- **EXERCISE DIRECTIONS**: Write out the listing below without alteration, omitting its pictures.

- **DATA EXTRACT**:
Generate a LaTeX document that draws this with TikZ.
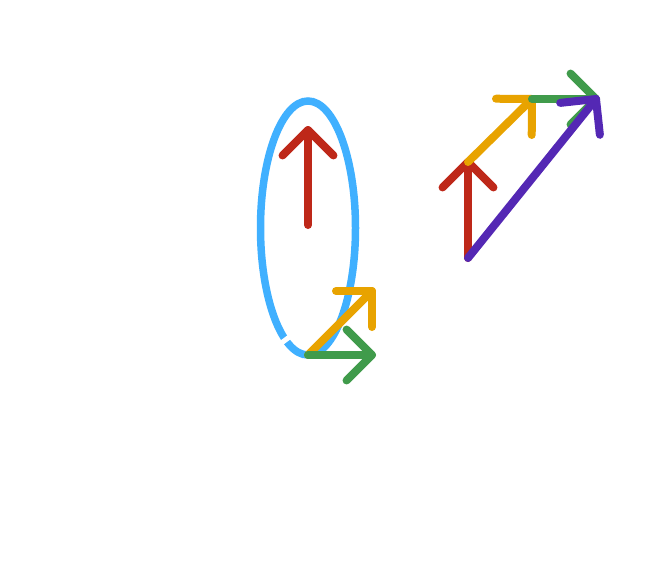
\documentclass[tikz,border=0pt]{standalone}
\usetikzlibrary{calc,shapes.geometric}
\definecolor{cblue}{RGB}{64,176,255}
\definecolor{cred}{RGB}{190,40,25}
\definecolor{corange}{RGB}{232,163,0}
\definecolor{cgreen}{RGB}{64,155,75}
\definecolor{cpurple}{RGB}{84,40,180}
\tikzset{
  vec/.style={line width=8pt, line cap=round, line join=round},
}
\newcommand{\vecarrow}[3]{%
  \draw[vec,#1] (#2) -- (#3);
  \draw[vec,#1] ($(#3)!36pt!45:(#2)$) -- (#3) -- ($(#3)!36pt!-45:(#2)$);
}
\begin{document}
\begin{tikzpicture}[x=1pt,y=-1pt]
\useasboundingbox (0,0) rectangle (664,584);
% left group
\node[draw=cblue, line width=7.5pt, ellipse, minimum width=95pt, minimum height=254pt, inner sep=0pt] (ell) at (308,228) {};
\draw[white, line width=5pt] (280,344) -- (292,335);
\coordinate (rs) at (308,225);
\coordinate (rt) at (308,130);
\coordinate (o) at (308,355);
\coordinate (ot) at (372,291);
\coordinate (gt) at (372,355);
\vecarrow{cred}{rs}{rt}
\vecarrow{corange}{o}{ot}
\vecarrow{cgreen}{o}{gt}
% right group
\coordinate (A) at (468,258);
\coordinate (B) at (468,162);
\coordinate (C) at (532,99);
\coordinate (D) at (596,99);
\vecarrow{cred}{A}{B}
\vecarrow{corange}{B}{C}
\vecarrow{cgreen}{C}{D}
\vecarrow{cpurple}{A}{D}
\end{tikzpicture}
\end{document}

- **EXERCISE RESULT**:
Generate a LaTeX document that draws this with TikZ.
\documentclass[tikz,border=0pt]{standalone}
\usetikzlibrary{calc,shapes.geometric}
\definecolor{cblue}{RGB}{64,176,255}
\definecolor{cred}{RGB}{190,40,25}
\definecolor{corange}{RGB}{232,163,0}
\definecolor{cgreen}{RGB}{64,155,75}
\definecolor{cpurple}{RGB}{84,40,180}
\tikzset{
  vec/.style={line width=8pt, line cap=round, line join=round},
}
\newcommand{\vecarrow}[3]{%
  \draw[vec,#1] (#2) -- (#3);
  \draw[vec,#1] ($(#3)!36pt!45:(#2)$) -- (#3) -- ($(#3)!36pt!-45:(#2)$);
}
\begin{document}
\begin{tikzpicture}[x=1pt,y=-1pt]
\useasboundingbox (0,0) rectangle (664,584);
% left group
\node[draw=cblue, line width=7.5pt, ellipse, minimum width=95pt, minimum height=254pt, inner sep=0pt] (ell) at (308,228) {};
\draw[white, line width=5pt] (280,344) -- (292,335);
\coordinate (rs) at (308,225);
\coordinate (rt) at (308,130);
\coordinate (o) at (308,355);
\coordinate (ot) at (372,291);
\coordinate (gt) at (372,355);
\vecarrow{cred}{rs}{rt}
\vecarrow{corange}{o}{ot}
\vecarrow{cgreen}{o}{gt}
% right group
\coordinate (A) at (468,258);
\coordinate (B) at (468,162);
\coordinate (C) at (532,99);
\coordinate (D) at (596,99);
\vecarrow{cred}{A}{B}
\vecarrow{corange}{B}{C}
\vecarrow{cgreen}{C}{D}
\vecarrow{cpurple}{A}{D}
\end{tikzpicture}
\end{document}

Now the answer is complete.